François Tatti, le président (divers gauche) de l’agglomération de Bastia et conseiller territorial, s’en retourne quant à lui à la ministre de l’Education nationale, Najat Vallaud-Belkacem, réclamant l’interdiction de ce formulaire. Il s’est dit «profondément heurté par la démarche et par le contenu» de cette enquête.

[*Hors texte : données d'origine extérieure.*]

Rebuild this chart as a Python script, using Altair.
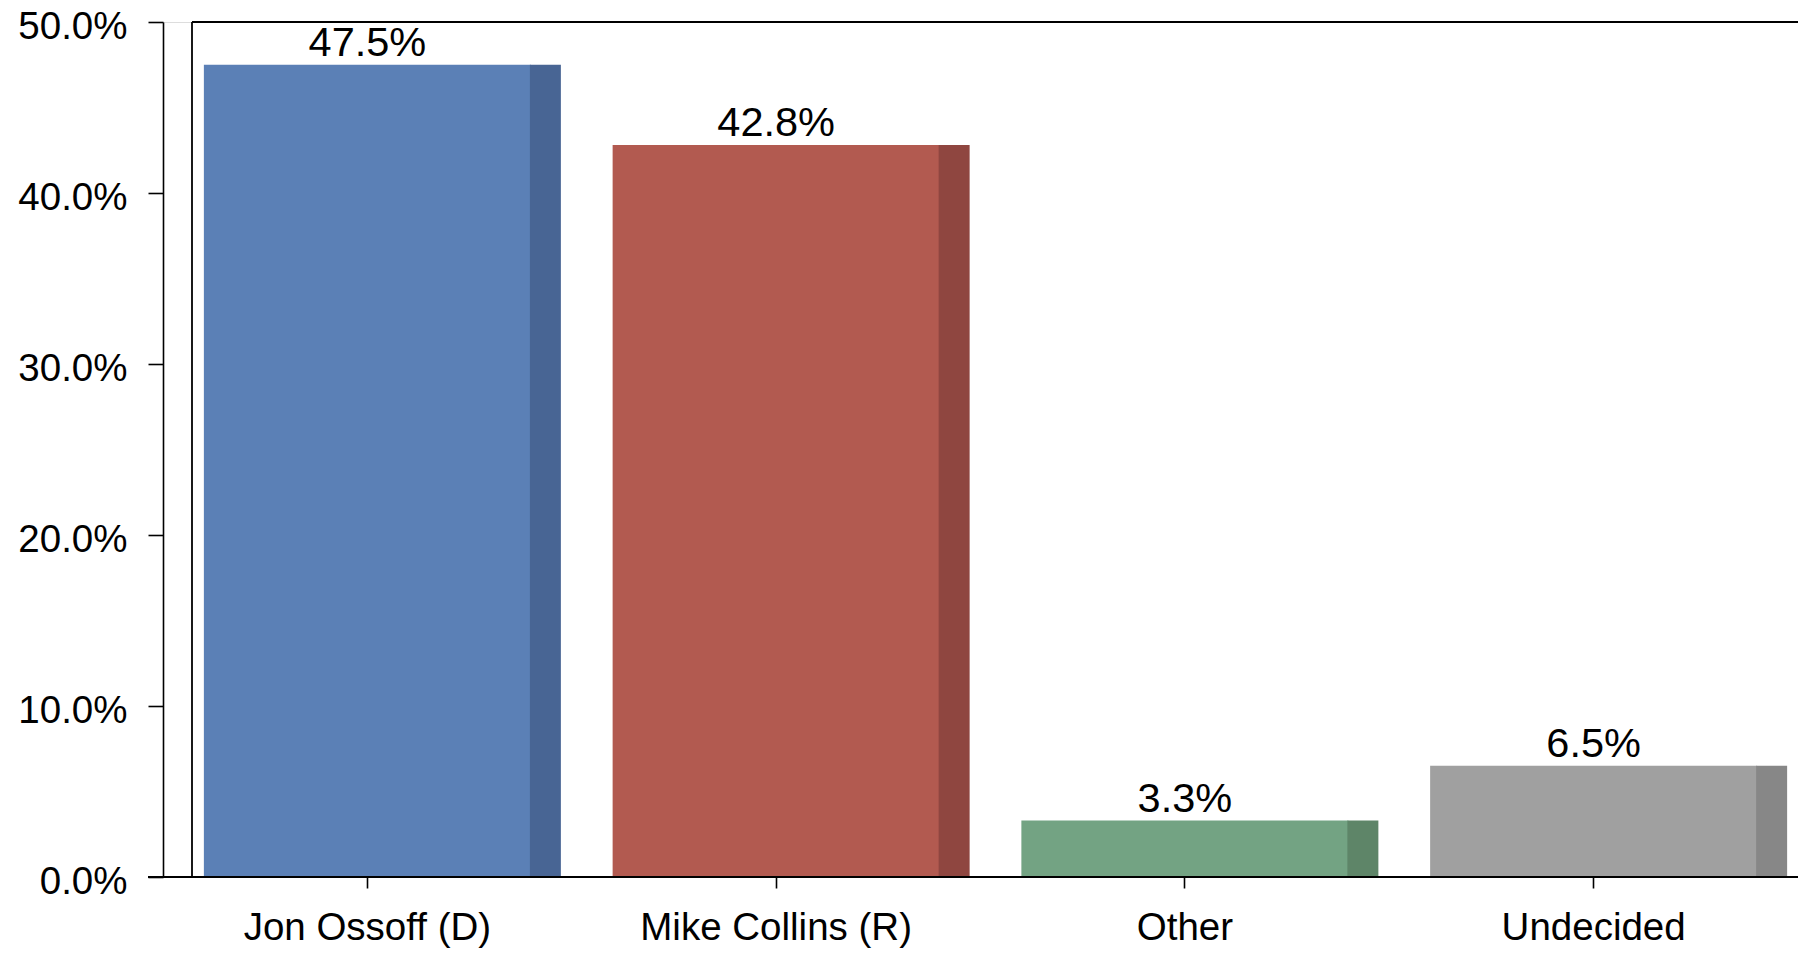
import altair as alt
import pandas as pd

candidates = ["Jon Ossoff (D)", "Mike Collins (R)", "Other", "Undecided"]
shares = [47.5, 42.8, 3.3, 6.5]
main_colors = ["#5b80b6", "#b25a50", "#73a383", "#a0a0a0"]
side_colors = ["#486594", "#8f4640", "#5e8568", "#878787"]
y_ticks = [0, 10, 20, 30, 40, 50]

df = pd.DataFrame({
    "cand": candidates,
    "share": shares,
    "label": [f"{v:.1f}%" for v in shares],
})

W, H = 1635, 855
FONT = "Liberation Sans"

x_enc = alt.X(
    "cand:N", sort=None,
    scale=alt.Scale(paddingInner=0.2, paddingOuter=0.1),
    axis=alt.Axis(title=None, labelAngle=0, labelFontSize=38.5, labelFont=FONT,
                  labelColor="#000", tickSize=11, tickColor="#000", tickWidth=1.6,
                  domain=False, labelPadding=21.5, labelLimit=0),
)
y_enc = alt.Y(
    "share:Q",
    scale=alt.Scale(domain=[0, 50], nice=False),
    axis=alt.Axis(title=None, values=y_ticks, grid=False,
                  labelExpr="format(datum.value, '.1f') + '%'",
                  labelFontSize=38.5, labelFont=FONT, labelColor="#000",
                  tickSize=15, tickColor="#000", tickWidth=1.6,
                  domainColor="#000", domainWidth=1.6, labelPadding=21,
                  labelOffset=4, labelLimit=0),
)

color_main = alt.Color("cand:N", sort=None, legend=None,
                       scale=alt.Scale(domain=candidates, range=main_colors))
color_side = alt.Color("cand:N", sort=None, legend=None,
                       scale=alt.Scale(domain=candidates, range=side_colors))

base = alt.Chart(df)

main = base.mark_bar().encode(x=x_enc, y=y_enc, color=color_main)
side = base.mark_bar(width=31, xOffset=178).encode(
    x=alt.X("cand:N", sort=None), y="share:Q", color=color_side)
text = base.mark_text(dy=-9, baseline="alphabetic", fontSize=41.5, font=FONT,
                      color="#000").encode(
    x=alt.X("cand:N", sort=None), y="share:Q", text="label:N")

one = alt.Data(values=[{"k": 1}])
frame_left = alt.Chart(one).mark_rule(color="#000", strokeWidth=1.8).encode(
    x=alt.value(29), y=alt.value(0), y2=alt.value(H))
frame_top = alt.Chart(one).mark_rule(color="#000", strokeWidth=1.8).encode(
    x=alt.value(29), x2=alt.value(W), y=alt.value(0))
x_line = alt.Chart(one).mark_rule(color="#000", strokeWidth=1.8).encode(
    x=alt.value(-15), x2=alt.value(W), y=alt.value(H))

chart = alt.layer(main, side, text, frame_left, frame_top, x_line).resolve_scale(
    color="independent"
).properties(
    width=W, height=H,
    autosize=alt.AutoSizeParams(type="none"),
    padding={"left": 155, "top": 14, "right": 0, "bottom": 72},
).configure_view(strokeWidth=0).configure(background="white")

chart.save("out.html", embed_options={"renderer": "svg", "actions": False})
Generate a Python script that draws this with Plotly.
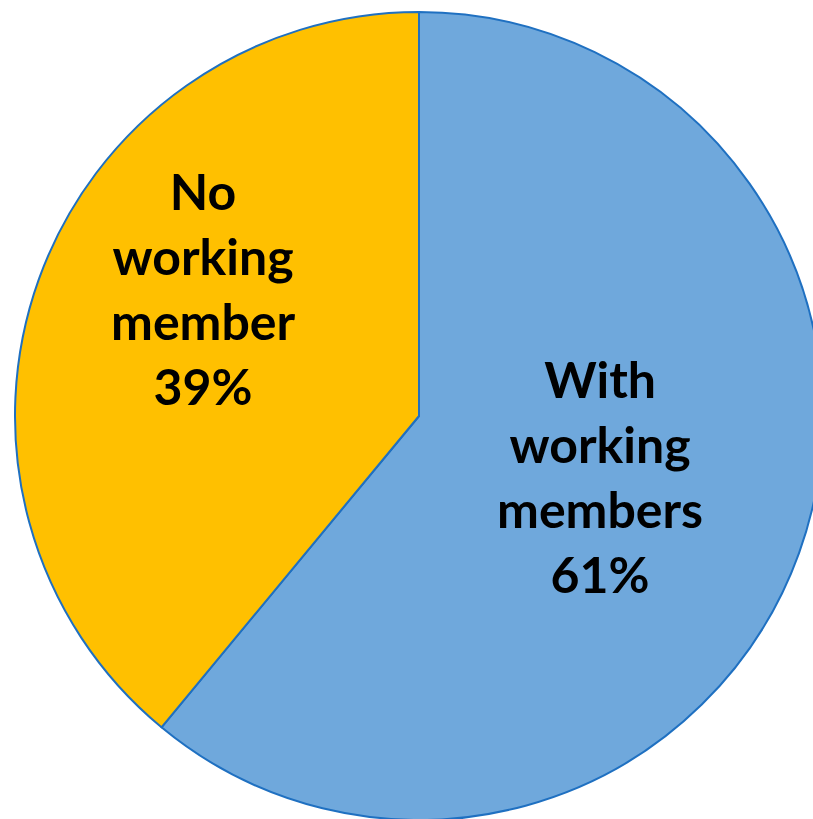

Procéder à un «état des lieux»

De son côté, Jean-Guy Talamoni a justifié cet «état des lieux» en évoquant «les tensions croissantes existant au sein de notre société, et spécialement dans le domaine éducatif». «Il nous a semblé nécessaire de tenter de traiter le problème, plutôt que de le nier et de pratiquer la ‘politique de l’autruche’», écrit-il dans son communiqué. «Ce type d’enquête a déjà été réalisé dans l’Hexagone. La démarche qui a d’ailleurs servi de base aux chercheurs de l’université est l’enquête de l’Insee (Institut national de la statistique et des études économiques, ndlr) et de l’INED (Institut national d’études démographiques, ndlr) intitulée ‘Trajectoires et origines’ (2008-2009). Malheureusement la Corse n’avait pas été incluse dans cette enquête, d’où le déficit actuel de données», argue M. Talamoni.

Le président de l’Assemblée de Corse affirme également avoir eu la «validation expresse et écrite» du rectorat pour mener ce travail et ajoute que les questionnaires sont «anonymes et conformes aux prescriptions de la CNIL (Commission nationale de l'informatique et des libertés, ndlr)». Ce dernier de conclure : «J’espère que le dialogue (…) entre l’université et le rectorat permettra de trouver un terrain d’entente, car le traitement de cette délicate question implique nécessairement qu’un état des lieux soit réalisé, sur des bases scientifiques d’une parfaite rigueur.»